TORONTO — Their lives had been reduced to a few sentences by the men who wrote them off as “criminally insane.”
When musician Simone Schmidt gained access to the archived case files on the female wards of the Rockwood Asylum for the Criminally Insane, she expected to uncover 19th-century tales of murder and revenge.
But as she put on white gloves and rifled through the delicate scraps of faded paper, what she found was a series of blanks. In the records scrawled by male police officers, judges and doctors, the women’s stories had been all but erased.
This weekend, the Toronto-based singer-songwriter will debut the theatrical adaptation of her album “Audible Songs from Rockwood” in a show that gives voice to the women of the asylum, and tells the story of how Schmidt pieced their world together through two years of archival research.
“It’s important to remember people who are difficult to remember,” said Schmidt, who performs under the stage name Fiver.
“There are a lot of people in our histories who are not given an inch in the textbook, so I hope to at least gesture at trying to remember that these people did exist.”
Schmidt became captivated by the Rockwood Asylum in 2012 after reading an article about the founding of the Kingston, Ont., institution in the mid-1800s. The asylum later accepted private admissions and patients who weren’t criminals, and stopped treating the “criminally insane” in 1875, according to Schmidt.
The institution was built by the prisoners of the Kingston Penitentiary to house their fellow inmates who had been determined too mentally ill to serve out their sentences at the jail.
Over 12 years of construction, the asylum’s male patients lived in the house once occupied by the estate’s former owner, while the horse stables were converted into lodging for the women.
This detail spurred Schmidt to write a song, which she performed for years before realizing she knew little about the patients who served as its inspiration.
When she tried to learn more about Rockwood Asylum, Schmidt found there was scant literature on the subject. To get more information, she would have to turn to the original source.
Schmidt dove headlong into Ontario’s archives on a two-year mission to exhume the women’s stories, fleshing out her understanding with secondary sources on law and history.
“I just tried to sketch out characters that were forming through the pieces of information that I could get and journal as those characters,” said Schmidt. “Through that, I carved their journals into verse.”
The result was Schmidt’s folk album “Audible Songs from Rockwood,” released in 2017, featuring songs told from the perspective of 10 women who were in the asylum between 1856 and 1881.
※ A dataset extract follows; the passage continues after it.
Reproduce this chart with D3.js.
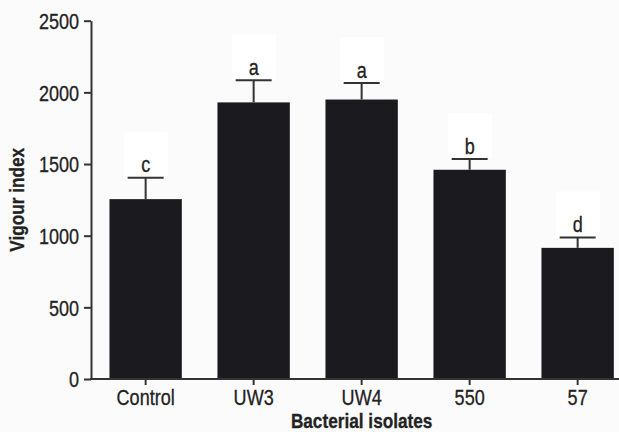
<!DOCTYPE html>
<html>
<head>
<meta charset="utf-8">
<script src="https://cdn.jsdelivr.net/npm/d3@7/dist/d3.min.js"></script>
<style>
  html, body { margin: 0; padding: 0; background: #fbfbfb; }
  svg { display: block; }
  text { font-family: "Liberation Sans", Arial, sans-serif; fill: #222; stroke: #222; stroke-width: 0.3px; }
</style>
</head>
<body>
<svg id="chart" width="619" height="432"></svg>
<script>
// Vigour index of seedlings per bacterial isolate (mean ± SE, letters = significance groups)
const categories = ["Control", "UW3", "UW4", "550", "57"];
const means      = [1255, 1930, 1950, 1460, 915];
const errors     = [150, 155, 115, 75, 72];
const letters    = ["c", "a", "a", "b", "d"];
const yTicks     = [0, 500, 1000, 1500, 2000, 2500];

const W = 619, H = 432;
const plotLeft = 91, plotTop = 20.7, plotBottom = 379, plotRight = 91 + 541.3;
const NARROW = 0.82; // horizontal squeeze giving a condensed sans face

const svg = d3.select("#chart");

const x = d3.scaleBand()
  .domain(categories)
  .range([plotLeft, plotRight])
  .paddingInner(0.33)
  .paddingOuter(0.171);

const y = d3.scaleLinear().domain([0, 2500]).range([plotBottom, plotTop]);

const data = categories.map((c, i) => ({ cat: c, mean: means[i], err: errors[i], letter: letters[i] }));
const cx = d => x(d.cat) + x.bandwidth() / 2;

// condensed text placed at (px, py)
function narrowText(sel, px, py) {
  return sel.attr("x", 0).attr("y", 0)
    .attr("transform", (d, i, n) => {
      const tx = typeof px === "function" ? px(d, i, n) : px;
      const ty = typeof py === "function" ? py(d, i, n) : py;
      return `translate(${tx},${ty}) scale(${NARROW},1)`;
    });
}

// white panels behind the significance letters
svg.append("g").selectAll("rect")
  .data(data).join("rect")
  .attr("x", d => cx(d) - 22)
  .attr("y", d => y(d.mean + d.err) - 46)
  .attr("width", 44)
  .attr("height", 46)
  .attr("fill", "#ffffff");

// bars
svg.append("g").selectAll("rect")
  .data(data).join("rect")
  .attr("x", d => x(d.cat))
  .attr("y", d => y(d.mean))
  .attr("width", x.bandwidth())
  .attr("height", d => y(0) - y(d.mean))
  .attr("fill", "#1b1a1f");

// error bars (upper whisker only)
const eb = svg.append("g").attr("stroke", "#333").attr("stroke-width", 2);
eb.selectAll("line.v")
  .data(data).join("line").attr("class", "v")
  .attr("x1", cx).attr("x2", cx)
  .attr("y1", d => y(d.mean))
  .attr("y2", d => y(d.mean + d.err));
eb.selectAll("line.cap")
  .data(data).join("line").attr("class", "cap")
  .attr("x1", d => cx(d) - 18)
  .attr("x2", d => cx(d) + 18)
  .attr("y1", d => y(d.mean + d.err))
  .attr("y2", d => y(d.mean + d.err));

// significance letters
svg.append("g").selectAll("text")
  .data(data).join("text")
  .call(narrowText, cx, d => y(d.mean + d.err) - 5.5)
  .attr("text-anchor", "middle")
  .style("font-size", "22px")
  .text(d => d.letter);

// y axis
const yAxis = svg.append("g")
  .attr("transform", `translate(${plotLeft},0)`)
  .call(d3.axisLeft(y).tickValues(yTicks).tickFormat(d3.format("d")).tickSize(7).tickPadding(5).tickSizeOuter(0));
yAxis.select(".domain").attr("stroke", "#333").attr("stroke-width", 2);
yAxis.selectAll(".tick line").attr("stroke", "#333").attr("stroke-width", 2);
yAxis.selectAll(".tick text")
  .attr("dy", "0.36em")
  .attr("transform", `scale(${NARROW},1)`)
  .attr("x", -12 / NARROW)
  .style("font-size", "22px").attr("fill", "#222");

// x axis
const xAxis = svg.append("g")
  .attr("transform", `translate(0,${plotBottom})`)
  .call(d3.axisBottom(x).tickSize(6).tickPadding(4).tickSizeOuter(0));
xAxis.select(".domain").attr("stroke", "#333").attr("stroke-width", 2)
  .attr("d", `M${plotLeft - 1},0H${W}`);
xAxis.selectAll(".tick line").attr("stroke", "#333").attr("stroke-width", 2);
xAxis.selectAll(".tick text")
  .attr("transform", `scale(${NARROW},1)`)
  .style("font-size", "22px").attr("fill", "#222");

// axis titles
svg.append("text")
  .call(narrowText, (plotLeft + plotRight) / 2, 427.5)
  .attr("text-anchor", "middle")
  .style("font-size", "21px")
  .style("font-weight", "bold")
  .text("Bacterial isolates");

svg.append("text")
  .attr("x", 0).attr("y", 0)
  .attr("transform", `translate(24,${(plotTop + plotBottom) / 2}) rotate(-90) scale(${NARROW},1)`)
  .attr("text-anchor", "middle")
  .style("font-size", "21px")
  .style("font-weight", "bold")
  .text("Vigour index");
</script>
</body>
</html>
“Waltz for One” centres on a teenage girl who became pregnant, so her father fed her the folk abortive of salt and lye, then sued the man purportedly responsible under the tort of seduction.
“House of Lost Words” is based on correspondence about a woman who was institutionalized for more than three decades despite being deemed fit for release shortly into her stay, because none of her relatives would come pick her up from the asylum.
The album came with more than 30 pages of liner notes detailing the historical context for these semi-fictionalized vignettes.
And as Schmidt toured the album in rock clubs, coffee houses and barns across Canada, she said more of this background began to spill out on stage in between songs.
Eventually, she teamed up with director Frank Cox-O’Connell, whom she has known for nearly two decades, to refine these spoken interludes for the theatre as part of Toronto’s SummerWorks festival.
Schmidt, who will be accompanied by a fiddle player and bassist, said she hopes the show gives theatregoers a chance to reflect on how our notions of criminality and mental illness are rooted in these early institutions like the Rockwood Asylum.
“I want people to think about the way things are now in relationship to how they were,” she said.
“Audible Songs from Rockwood” kicks off its five-show run at Franco Boni Theatre in west-end Toronto on Saturday.